SHORT TASK
Omit the pictures and print exactly the lines of the listing below, starting at the first and ending at the line containing "import * as".
### COLLECTED DATA ###
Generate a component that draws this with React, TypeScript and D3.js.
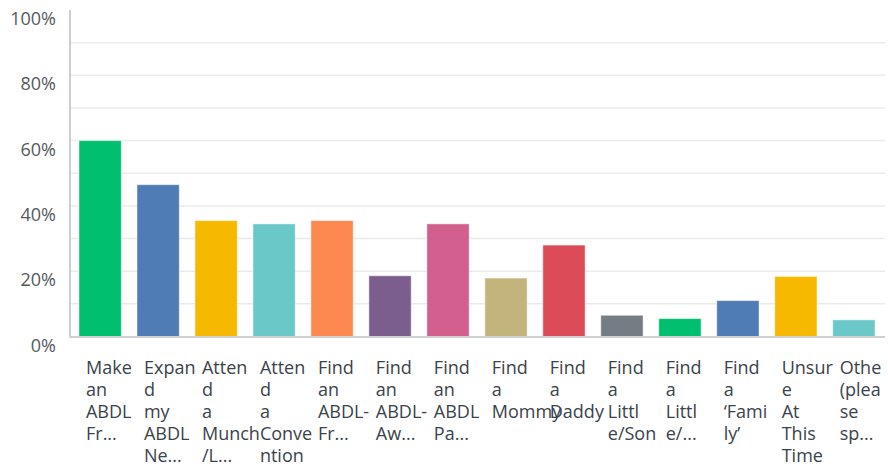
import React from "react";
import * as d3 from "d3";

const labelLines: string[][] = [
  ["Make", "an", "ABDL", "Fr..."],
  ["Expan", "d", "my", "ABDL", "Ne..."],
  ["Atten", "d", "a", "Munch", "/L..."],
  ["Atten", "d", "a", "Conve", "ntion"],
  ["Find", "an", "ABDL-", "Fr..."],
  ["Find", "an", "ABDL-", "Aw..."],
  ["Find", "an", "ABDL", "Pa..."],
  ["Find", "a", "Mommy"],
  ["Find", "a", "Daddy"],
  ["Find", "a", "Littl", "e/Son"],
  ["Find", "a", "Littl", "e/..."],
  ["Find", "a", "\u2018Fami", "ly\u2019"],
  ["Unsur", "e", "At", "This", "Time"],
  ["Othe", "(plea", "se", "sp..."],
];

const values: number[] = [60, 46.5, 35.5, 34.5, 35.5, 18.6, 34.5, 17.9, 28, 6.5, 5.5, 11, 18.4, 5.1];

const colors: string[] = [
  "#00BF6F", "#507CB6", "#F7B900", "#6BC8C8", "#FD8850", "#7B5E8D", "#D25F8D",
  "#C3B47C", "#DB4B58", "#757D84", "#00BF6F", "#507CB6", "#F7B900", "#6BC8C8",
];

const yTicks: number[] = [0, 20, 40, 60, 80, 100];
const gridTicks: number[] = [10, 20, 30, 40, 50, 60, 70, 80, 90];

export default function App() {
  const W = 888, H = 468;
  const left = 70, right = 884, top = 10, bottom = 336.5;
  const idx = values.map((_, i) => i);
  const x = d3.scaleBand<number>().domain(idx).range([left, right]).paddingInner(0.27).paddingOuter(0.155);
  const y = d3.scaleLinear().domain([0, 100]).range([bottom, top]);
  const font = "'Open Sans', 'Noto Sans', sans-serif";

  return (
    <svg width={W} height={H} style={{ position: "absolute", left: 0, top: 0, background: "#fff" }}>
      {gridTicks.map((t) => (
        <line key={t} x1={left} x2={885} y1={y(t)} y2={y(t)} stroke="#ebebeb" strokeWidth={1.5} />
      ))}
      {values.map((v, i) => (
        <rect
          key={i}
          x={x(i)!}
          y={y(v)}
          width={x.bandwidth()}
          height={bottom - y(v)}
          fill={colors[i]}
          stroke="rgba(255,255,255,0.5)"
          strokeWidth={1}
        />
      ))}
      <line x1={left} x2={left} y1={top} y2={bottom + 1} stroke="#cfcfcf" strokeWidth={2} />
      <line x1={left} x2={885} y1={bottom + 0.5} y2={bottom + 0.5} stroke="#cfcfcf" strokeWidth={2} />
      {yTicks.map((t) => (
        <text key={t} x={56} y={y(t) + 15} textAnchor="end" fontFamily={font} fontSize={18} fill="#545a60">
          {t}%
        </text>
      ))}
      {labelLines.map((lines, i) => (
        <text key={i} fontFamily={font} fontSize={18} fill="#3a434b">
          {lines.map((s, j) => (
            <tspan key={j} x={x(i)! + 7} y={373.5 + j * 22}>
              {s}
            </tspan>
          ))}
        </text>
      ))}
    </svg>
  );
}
###
OUTPUT FOR THIS TASK
Generate a component that draws this with React, TypeScript and D3.js.
import React from "react";
import * as d3 from "d3";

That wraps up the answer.